The Future Of Recruiting
A quick break from College Basketball. Let’s say you’re getting married in a month. You and your wife are at the wedding rehearsal. She walks down the stage in that beautiful white dress just to tell you on the altar she doesn’t want to do this anymore. She has found a new lover and would rather marry him. How would you feel? Hurt? Betrayed? Well, how does Mick Cronin and his staff feel after they worked so hard in signing their five-star point guard for the future in Daishen Nix? Only to see him swept away right under their noises by the G-League? Does commitment not mean anything anymore? Not only did the G-League undermine the Bruins, but Nix signed to UCLA in November. Then he and made his decision to become a pro in March.
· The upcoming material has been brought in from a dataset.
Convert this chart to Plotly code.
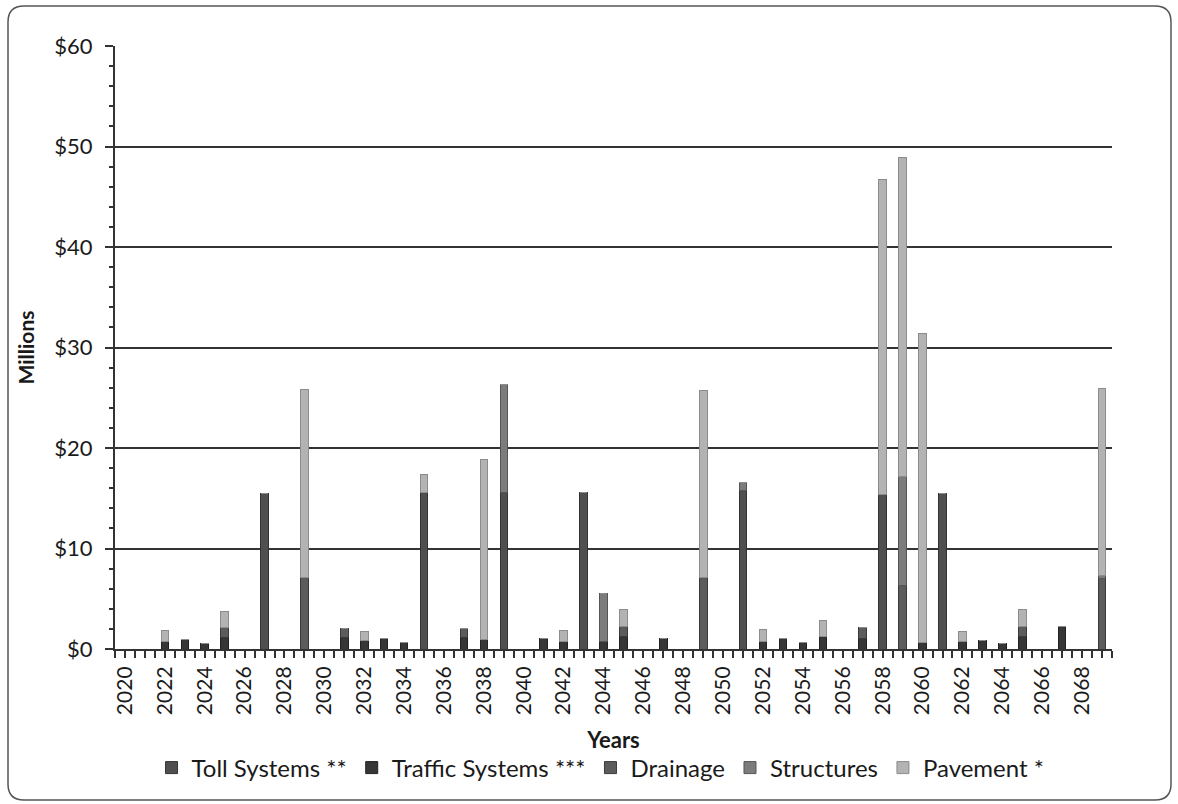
import plotly.graph_objects as go

# Fiscal years shown on the horizontal axis
years = list(range(2020, 2070))


def by_year(values):
    """Expand a {year: $M} mapping into a full list aligned with `years`."""
    return [values.get(y, 0) for y in years]


# Annual costs by asset category ($ millions)
toll_systems = by_year({2027: 15.5, 2035: 15.6, 2039: 15.6, 2043: 15.6,
                        2051: 15.8, 2058: 15.4, 2061: 15.5})
traffic_systems = by_year({2022: 0.7, 2023: 0.9, 2024: 0.5, 2025: 1.1, 2031: 1.1,
                           2032: 0.8, 2033: 1.0, 2034: 0.6, 2037: 1.1, 2038: 0.9,
                           2041: 1.0, 2042: 0.7, 2044: 0.7, 2045: 1.2, 2047: 1.0,
                           2052: 0.7, 2053: 1.0, 2054: 0.6, 2055: 1.2, 2057: 1.0,
                           2060: 0.6, 2062: 0.7, 2063: 0.8, 2064: 0.5, 2065: 1.2,
                           2067: 2.2})
drainage = by_year({2025: 1.0, 2029: 7.1, 2031: 0.9, 2037: 0.9, 2045: 1.0,
                    2049: 7.1, 2057: 1.1, 2059: 6.3, 2065: 1.0, 2069: 7.0})
structures = by_year({2039: 10.7, 2044: 4.8, 2051: 0.8, 2059: 10.9, 2069: 0.3})
pavement = by_year({2022: 1.1, 2025: 1.6, 2029: 18.7, 2032: 0.9, 2035: 1.8,
                    2038: 18.0, 2042: 1.1, 2045: 1.7, 2049: 18.6, 2052: 1.2,
                    2055: 1.6, 2058: 31.3, 2059: 31.7, 2060: 30.8, 2062: 1.0,
                    2065: 1.7, 2069: 18.6})

y_tick_vals = [0, 10, 20, 30, 40, 50, 60]
y_tick_text = ["$0", "$10", "$20", "$30", "$40", "$50", "$60"]
x_tick_vals = list(range(2020, 2070, 2))

series = [
    ("Toll Systems **", toll_systems, "#4f4f4f", "#333333"),
    ("Traffic Systems ***", traffic_systems, "#363636", "#222222"),
    ("Drainage", drainage, "#5c5c5c", "#3a3a3a"),
    ("Structures", structures, "#7c7c7c", "#555555"),
    ("Pavement *", pavement, "#b3b3b3", "#8c8c8c"),
]

FONT = "Lato, 'Open Sans', sans-serif"
INK = "#1a1a1a"
GRID = "#333333"

fig = go.Figure()
for name, vals, fill, edge in series:
    fig.add_trace(go.Bar(
        x=years, y=vals, name=name, width=0.38,
        marker=dict(color=fill, line=dict(color=edge, width=1)),
    ))

# Plot-area geometry in pixels (used for the rounded chart frame)
W, H = 1178, 804
ML, MR, MT, MB = 115, 66, 46, 155
pw, ph = W - ML - MR, H - MT - MB


def px_to_paper(px, py):
    return (px - ML) / pw, (H - MB - py) / ph


x0, y0 = px_to_paper(8, 6)
x1, y1 = px_to_paper(1171, 800)
r = 16
rx, ry = r / pw, r / ph
frame = (f"M {x0 + rx},{y0} L {x1 - rx},{y0} Q {x1},{y0} {x1},{y0 - ry} "
         f"L {x1},{y1 + ry} Q {x1},{y1} {x1 - rx},{y1} "
         f"L {x0 + rx},{y1} Q {x0},{y1} {x0},{y1 + ry} "
         f"L {x0},{y0 - ry} Q {x0},{y0} {x0 + rx},{y0} Z")

fig.update_layout(
    width=W, height=H,
    margin=dict(l=ML, r=MR, t=MT, b=MB),
    barmode="stack",
    paper_bgcolor="white", plot_bgcolor="white",
    font=dict(family=FONT, size=22, color=INK),
    showlegend=True,
    legend=dict(orientation="h", x=0.487, xanchor="center",
                y=(H - MB - 768) / ph, yanchor="middle",
                font=dict(family=FONT, size=24, color=INK),
                itemwidth=30, traceorder="normal"),
    xaxis=dict(
        range=[2019.5, 2069.5], tickmode="array", tickvals=x_tick_vals,
        ticktext=[str(v) for v in x_tick_vals], tickangle=-90,
        tickfont=dict(size=21, color=INK),
        showgrid=False, zeroline=False,
        showline=True, linecolor=GRID, linewidth=2,
        ticks="outside", ticklen=7, tickcolor=GRID, tickwidth=1.5,
        minor=dict(dtick=0.5, tick0=2019.5, ticks="outside", ticklen=7,
                   tickcolor=GRID, tickwidth=1.5),
        title=dict(text="<b>Years</b>", font=dict(size=22, color=INK), standoff=18),
    ),
    xaxis2=dict(
        overlaying="x", anchor="y", range=[2019.5, 2069.5],
        tickmode="linear", tick0=2020, dtick=1, showticklabels=False,
        ticks="inside", ticklen=6, tickcolor=GRID, tickwidth=1.5,
        showgrid=False, zeroline=False, showline=False, layer="below traces",
    ),
    yaxis=dict(
        range=[0, 60], tickmode="array", tickvals=y_tick_vals, ticktext=y_tick_text,
        tickfont=dict(size=22, color=INK), ticklabelstandoff=8,
        showgrid=True, gridcolor=GRID, gridwidth=1.5, zeroline=False,
        showline=True, linecolor=GRID, linewidth=2,
        ticks="outside", ticklen=8, tickcolor=GRID, tickwidth=1.5,
        minor=dict(dtick=2, ticks="outside", ticklen=4, tickcolor=GRID, tickwidth=1.5),
        title=dict(text="<b>Millions</b>", font=dict(size=21, color=INK), standoff=14),
    ),
    yaxis2=dict(
        overlaying="y", anchor="x", side="left", range=[0, 60],
        tickmode="linear", tick0=0, dtick=2, showticklabels=False,
        ticks="inside", ticklen=6, tickcolor=GRID, tickwidth=1.5,
        showgrid=False, zeroline=False, showline=False,
    ),
    shapes=[dict(type="path", path=frame, xref="paper", yref="paper",
                 line=dict(color="#555555", width=1.5), fillcolor="rgba(0,0,0,0)",
                 layer="below")],
)

fig.write_html("out.html")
So what does UCLA do now? It’s too late to find a replacement PG as all the other options have likely committed elsewhere and the majority of the grad transfers have narrowed down their decision or have signed elsewhere as well. So now the Bruins are left to pick up the pieces and can only dream as to what could have been if Nix were in a blue and gold uniform.
I get it, Nix can do what he wants and make the best decision for himself. But he gave UCLA his word and signed documents that he would be a Bruin in the fall. If the G-League is going to offer these deals, shouldn’t there be restrictions on when and how they can communicate with these athletes? Especially if they have already signed to a program? So now universities are in a bidding war with the NBA and, let’s be honest, the money usually always wins.
If you’re Bill Self at Kansas, it’s already hard enough to out-recruit Kentucky, Duke, North Carolina, and various other schools. But now that you add in the G-League Pro Program, does that incentivize cheating? If I were an AD or an HC of a program the first thing I’d do is get some of my university’s most famous former athletes and richest boosters to come up with a package that entices potential recruits. For example, if I were the University of Oklahoma, I’d get Blake Griffin, Trae Young, Buddy Hield, and some of the most famous alumni and see if we can get a five-star recruit a package deal that he simply can’t refuse.
Expectations and Results
This whole program is basically a paid test run. It is new, so many people will be excited about it and willing to jump on board. But what happens if a kid underperforms? Let’s say a year from now Isaiah Todd doesn’t play at a high level and goes undrafted. What does he do now? He’s 19 in the G-League or likely overseas with no college education. He can’t go to college anymore as an athlete and receive free education, nor does he have enough money to live off of.
So now he bounces from G-League team to G-League team or spends most of his time overseas struggling to make money. A few years go by and now you have a 21 or 22-year-old man, potentially with a family, with no education to fall back on. Also, he is thousands of miles away from home, and hardly any money to survive. Will he sit back and wonder, was it worth it? Are we really willing to break up the whole structure of college basketball for three to four guys? I hope not.